Contre toute logique, contre tout bon sens
Le 10 août 1519, la flotte constituée de 5 navires et de 237 hommes lève l’ancre de Séville le 10 août 1519. Magellan commande l’expédition, mais sous haute surveillance ; on ne laisse pas un Portugais diriger une expédition espagnole sans prendre certaines précautions. La traversée est une formalité. Escale aux Canaries, puis le 13 décembre, la flotte jette l’ancre dans une baie connue aujourd’hui sous le nom de Rio de Janeiro. Les choses sérieuses peuvent commencer.

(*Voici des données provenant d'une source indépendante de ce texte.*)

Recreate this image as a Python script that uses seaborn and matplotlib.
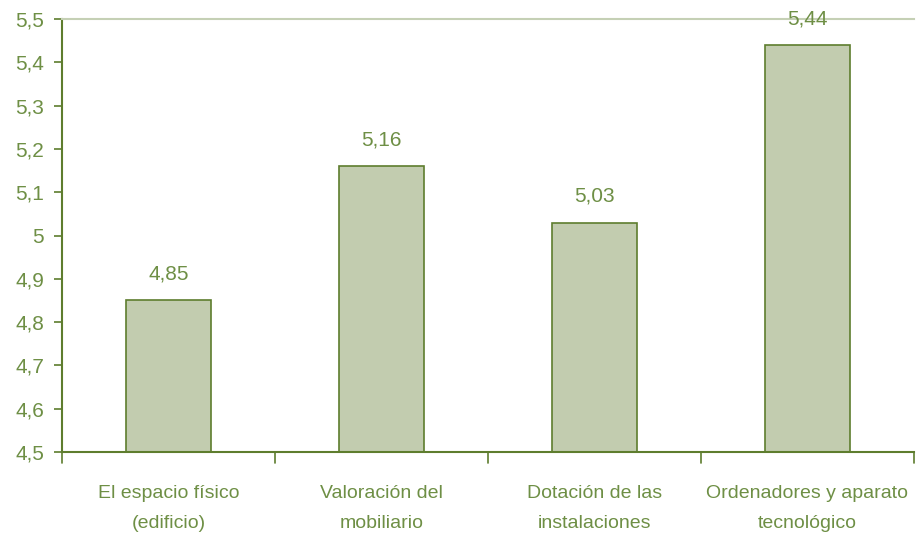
import matplotlib
matplotlib.use("Agg")
import matplotlib.pyplot as plt
import seaborn as sns
import pandas as pd
from matplotlib.ticker import FixedLocator

categories = ["El espacio físico\n(edificio)", "Valoración del\nmobiliario",
              "Dotación de las\ninstalaciones", "Ordenadores y aparato\ntecnológico"]
values = [4.85, 5.16, 5.03, 5.44]
value_labels = ["4,85", "5,16", "5,03", "5,44"]
y_ticks = [4.5, 4.6, 4.7, 4.8, 4.9, 5.0, 5.1, 5.2, 5.3, 5.4, 5.5]
y_tick_labels = ["4,5", "4,6", "4,7", "4,8", "4,9", "5", "5,1", "5,2", "5,3", "5,4", "5,5"]

sns.set_theme(style="white")
plt.rcParams['font.family'] = ['Liberation Sans Narrow', 'Liberation Sans', 'DejaVu Sans']

text_c = "#6E8F45"
edge_c = "#5E7D2E"
fill_c = "#C2CCAF"

df = pd.DataFrame({"cat": categories, "val": values})
fig = plt.figure(figsize=(9.17, 5.40), dpi=100)
ax = fig.add_axes([62/917, 88/540, 852/917, 433/540])
sns.barplot(data=df, x="cat", y="val", ax=ax, color=fill_c, width=0.4,
            edgecolor=edge_c, linewidth=1.2, saturation=1)
ax.set_ylim(4.5, 5.5)
ax.set_xlim(-0.5, 3.5)
ax.set_yticks(y_ticks)
ax.set_yticklabels(y_tick_labels)
ax.set_xlabel("")
ax.set_ylabel("")
ax.xaxis.set_major_locator(FixedLocator([0, 1, 2, 3]))
ax.set_xticklabels(categories, linespacing=2.0)
ax.tick_params(axis="x", length=0, pad=24, labelsize=14, labelcolor=text_c)
ax.tick_params(axis="y", length=6, width=1.2, color=edge_c, direction="out",
               labelsize=15, labelcolor=text_c, pad=7, left=True)
# category boundary ticks
for xb in [-0.5, 0.5, 1.5, 2.5, 3.5]:
    ax.plot([xb, xb], [0, -0.025], transform=ax.get_xaxis_transform(),
            color=edge_c, lw=1.2, clip_on=False)
for s in ["left", "bottom"]:
    ax.spines[s].set_color(edge_c)
    ax.spines[s].set_linewidth(1.5)
ax.spines["right"].set_visible(False)
ax.spines["top"].set_color("#C5D0B5")
ax.spines["top"].set_linewidth(1.5)

for i, (v, lab) in enumerate(zip(values, value_labels)):
    ax.annotate(lab, (i, v), xytext=(0, 12), textcoords="offset points",
                ha="center", va="bottom", fontsize=15, color=text_c)

fig.savefig("out.png", dpi=100, facecolor="white")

La flotte longe la côte sud-Américaine ; le passage reste introuvable. Le doute commence à s’installer, sauf dans l’esprit de Magellan, sûr de son affaire. En janvier 1920, au quarantième degré de latitude, comme Magellan le soupçonnait, une vaste étendue d’eau s’ouvre devant eux. La délivrance semble toute proche. Des navires partent en éclaireurs pour s’assurer qu’il s’agit de la voie tant recherchée. La déception est immense : ce qui se trouve devant leurs yeux n’est pas un accès vers l’océan Indien, mais seulement l’impressionnante embouchure du Rio de la Plata.
Les commandants des bateaux prient Magellan d’abandonner et de faire demi-tour. Pour Magellan, c’est hors de question. Contre toute logique, contre tout bon sens, il demande à son équipage de poursuivre la route. Incompréhension. Eclate alors une mutinerie que Magellan finira par mater. Pendant cinq mois, l’expédition prend ses quartiers d’hiver dans une baie. Le moral est au plus bas. L’expédition reprend. Un des navires fait naufrage.

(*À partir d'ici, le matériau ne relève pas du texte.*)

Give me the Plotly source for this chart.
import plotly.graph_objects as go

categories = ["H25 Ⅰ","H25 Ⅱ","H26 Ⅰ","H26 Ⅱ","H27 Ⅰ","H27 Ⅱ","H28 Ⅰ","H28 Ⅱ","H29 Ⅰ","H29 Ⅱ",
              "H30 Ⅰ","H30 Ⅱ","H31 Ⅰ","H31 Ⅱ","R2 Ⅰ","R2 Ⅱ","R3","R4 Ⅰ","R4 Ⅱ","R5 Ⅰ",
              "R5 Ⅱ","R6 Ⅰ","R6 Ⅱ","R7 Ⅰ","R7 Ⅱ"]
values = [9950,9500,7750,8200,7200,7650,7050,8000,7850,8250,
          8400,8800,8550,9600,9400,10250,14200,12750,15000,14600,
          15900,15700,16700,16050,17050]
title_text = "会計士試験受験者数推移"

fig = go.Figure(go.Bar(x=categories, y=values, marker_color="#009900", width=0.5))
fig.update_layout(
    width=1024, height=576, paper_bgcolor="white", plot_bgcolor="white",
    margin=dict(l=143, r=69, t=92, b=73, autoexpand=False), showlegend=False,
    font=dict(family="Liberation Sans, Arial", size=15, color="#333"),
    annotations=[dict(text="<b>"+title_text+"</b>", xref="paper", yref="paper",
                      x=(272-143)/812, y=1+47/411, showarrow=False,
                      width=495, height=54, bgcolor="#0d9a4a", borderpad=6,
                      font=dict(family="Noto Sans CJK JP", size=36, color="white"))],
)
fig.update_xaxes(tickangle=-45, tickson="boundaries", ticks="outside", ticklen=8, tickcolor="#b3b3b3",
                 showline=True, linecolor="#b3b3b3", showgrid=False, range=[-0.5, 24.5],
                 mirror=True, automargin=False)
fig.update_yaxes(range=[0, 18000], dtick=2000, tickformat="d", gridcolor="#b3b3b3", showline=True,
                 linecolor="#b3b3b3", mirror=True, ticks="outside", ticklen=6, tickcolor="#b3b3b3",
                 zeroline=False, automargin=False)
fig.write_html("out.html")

Les conditions climatiques deviennent abominables et les terres de plus en plus sinistres. Un autre navire fausse compagnie aux autres, rebrousse chemin et file vers l’Espagne. Péniblement, la flotte rejoint le cinquante-deuxième degré de latitude et franchit enfin le passage tant espéré, détroit qui prendra le nom de son découvreur. L’exploit a été accompli, exploit dont Zweig mesure parfaitement la grandeur : « D’autres explorateurs pourront faire encore des découvertes de détail, qui complèteront l’image qu’on a du monde, mais sa forme fondamentale a été donnée par Magellan« .
Un nouvel océan s’ouvre. Un océan si calme que Magellan puis donnera le nom de Pacifique. S’ensuivent de longs jours de famine. Le scorbut emporte une vingtaine d’hommes. Le 6 mars 1521, l’expédition atteint les îles Mariannes et trois semaines plus tard, les Philippines. Magellan n’ira pas plus loin. Il est mortellement blessé lors d’un combat le 27 avril 1521 sur l’île de Mactan, dans l’archipel philippin. L’expédition, ou ce qu’il en reste, ira néanmoins à son terme : le 6 septembre 1522, un seul navire, le Victoria, avec à son bord dix-huit survivants européens et trois indiens, rejoint le port de San Lucar, en Andalousie…
Erreur périssable et vérité impérissable
Magellan, homme peu expansif, d’une « nature rude », mûrissait longtemps ses décisions. Mais une fois celles-ci arrêtées, il s’y tenait, coûte que coûte, envers et contre tout. Alors que tous les signaux de son environnement lui commandaient d’abandonner, contre la volonté des hommes de son équipage, Magellan a réussi son exploit. La chance a récompensé la folie d’un homme et l’a fait entrer dans la légende, là où d’ordinaire elle se montre moins clémente. Combien d’aventuriers ont été condamnés à l’oubli ?
« Quand elle est touchée par le génie et conduite par le hasard, écrit toujours Stephan Zweig, une folle erreur peut donner naissance à la plus haute vérité. C’est par centaines qu’on compte les inventions qui dans tous les domaines de la science sont sorties de fausses hypothèses. Jamais Christophe Colomb ne se serait lancé dans l’inconnu sans la carte de Toscanelli qui évaluait d’une façon absurde les dimensions de la terre et lui fit croire qu’il pouvait aborder en un temps très court sur la côte orientale de l’Inde. Jamais Magellan n’aurait pu amener un monarque à lui confier une flotte s’il n’avait ajouté foi aux indications portées sur la carte de Martin Behaim et aux rapports fantaisistes des pilotes portugais. Ce n’est que parce qu’il a cru détenir un secret que Magellan a pu résoudre le grand secret géographique de son époque. Ce n’est que parce qu’il s’est donné de toute son âme à une erreur périssable qu’il a réussi à découvrir une vérité impérissable ».